Germany, Italy, and Holland led the charge against European Council President Donald Tusk’s trial balloon proposal to scrap member-state quotas for the resettlement of refugees, at the ongoing EU summit in Brussels.

Tusk had raised his proposals in a paper sent to EU leaders, but he reportedly revised his text and backpedaled after the European Commissioner for Migration, Dimitris Avramopoulos, lambasted his proposal as a violation of the fundamental principle of EU solidarity.

Tusk’s homeland of Poland, Hungary, Slovakia and the Czech Republic –the so-called Visegrad countries – are among those which have refused to shoulder their share of the refugee burden.

These four countries agreed to contribute 35 million euros to Italy in order to block the passage of migrants from Africa through Libya.

Greece has maintained that the quotas for refugee reception should be based on the criteria of member-states’ population and financial ability.

On the eve of the summit, Prime Minister Alexis Tsipras described Tusk’s apparently abortive initiative as “off target, untimely, and pointless”.
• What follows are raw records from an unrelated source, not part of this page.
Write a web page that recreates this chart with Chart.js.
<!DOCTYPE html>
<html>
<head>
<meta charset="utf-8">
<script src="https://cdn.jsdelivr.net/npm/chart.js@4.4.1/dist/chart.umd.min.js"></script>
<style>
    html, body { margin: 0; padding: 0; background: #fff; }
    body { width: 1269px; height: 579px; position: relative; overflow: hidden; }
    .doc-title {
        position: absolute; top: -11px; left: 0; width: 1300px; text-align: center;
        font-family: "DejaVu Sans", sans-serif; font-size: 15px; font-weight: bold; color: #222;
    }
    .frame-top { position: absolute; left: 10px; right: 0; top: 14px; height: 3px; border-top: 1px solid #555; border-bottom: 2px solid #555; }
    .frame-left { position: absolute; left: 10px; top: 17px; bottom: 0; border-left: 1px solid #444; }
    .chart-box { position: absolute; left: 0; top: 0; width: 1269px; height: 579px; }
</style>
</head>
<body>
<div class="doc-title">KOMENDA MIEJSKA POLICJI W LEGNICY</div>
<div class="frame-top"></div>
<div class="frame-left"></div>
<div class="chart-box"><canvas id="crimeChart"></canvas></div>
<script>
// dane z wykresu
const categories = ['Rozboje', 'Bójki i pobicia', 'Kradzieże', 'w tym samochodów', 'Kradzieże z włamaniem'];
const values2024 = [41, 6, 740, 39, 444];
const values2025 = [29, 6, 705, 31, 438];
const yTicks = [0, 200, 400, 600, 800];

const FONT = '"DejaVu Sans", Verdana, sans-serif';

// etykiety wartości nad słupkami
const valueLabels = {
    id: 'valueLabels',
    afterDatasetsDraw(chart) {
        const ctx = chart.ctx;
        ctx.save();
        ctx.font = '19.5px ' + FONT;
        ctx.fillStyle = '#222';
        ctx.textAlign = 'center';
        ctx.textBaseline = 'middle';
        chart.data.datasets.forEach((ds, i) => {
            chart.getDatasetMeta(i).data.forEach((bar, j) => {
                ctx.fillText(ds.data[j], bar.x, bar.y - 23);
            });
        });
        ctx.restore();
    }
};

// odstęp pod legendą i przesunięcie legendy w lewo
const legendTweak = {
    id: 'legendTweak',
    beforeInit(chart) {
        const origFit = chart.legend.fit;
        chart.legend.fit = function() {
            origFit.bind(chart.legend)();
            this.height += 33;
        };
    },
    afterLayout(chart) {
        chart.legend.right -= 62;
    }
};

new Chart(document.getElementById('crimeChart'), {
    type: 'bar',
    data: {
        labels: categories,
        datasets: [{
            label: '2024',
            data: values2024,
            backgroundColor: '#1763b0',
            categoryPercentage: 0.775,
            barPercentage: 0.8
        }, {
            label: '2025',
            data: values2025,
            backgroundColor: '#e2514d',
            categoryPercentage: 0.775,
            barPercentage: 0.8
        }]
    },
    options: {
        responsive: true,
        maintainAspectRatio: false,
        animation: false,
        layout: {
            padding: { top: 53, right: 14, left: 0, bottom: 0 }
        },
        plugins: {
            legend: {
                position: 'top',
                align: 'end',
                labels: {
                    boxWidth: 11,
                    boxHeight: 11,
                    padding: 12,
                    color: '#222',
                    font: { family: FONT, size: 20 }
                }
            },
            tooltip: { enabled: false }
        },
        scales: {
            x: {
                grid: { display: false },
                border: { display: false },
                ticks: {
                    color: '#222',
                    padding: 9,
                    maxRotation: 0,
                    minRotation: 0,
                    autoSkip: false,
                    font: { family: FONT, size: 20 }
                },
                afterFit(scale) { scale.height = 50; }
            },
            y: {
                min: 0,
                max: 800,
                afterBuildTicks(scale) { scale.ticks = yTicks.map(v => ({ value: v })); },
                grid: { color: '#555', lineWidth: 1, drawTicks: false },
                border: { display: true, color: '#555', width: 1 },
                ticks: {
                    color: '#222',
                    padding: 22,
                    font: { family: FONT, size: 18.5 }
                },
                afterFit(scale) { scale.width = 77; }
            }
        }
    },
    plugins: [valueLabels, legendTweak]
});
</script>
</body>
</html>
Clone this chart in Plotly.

According to a source attending the summit, Tsipras told other EU leaders that the main problem with Tusk’s proposal is that it favours the undermining of EU principles by certain countries. He said that the issue is not simply if a country will receive a few hundred refugees, but one of principle.

Tsipras reiterated Greece’s call for the creation of a European mechanism of readmissions to countries from which migrants have reached EU territory. He said that any financial assistance to third countries from which refugees come to the EU should be linked to their acceptance of readmissions.

Greece has agreed to implement many policies with which it disagreed, and other member-states must do something comparable on the refugee-migrant issue, Tsipras said.

In the customary statements upon her arrival at the summit, German Chancellor Angela Merkel said that there cannot be “selective solidarity among EU states.

Merkel has come under fierce criticism at home for admitting hundreds of thousands of migrants, and her domestic audience would not look kindly on arbitrary exemptions for certain other states.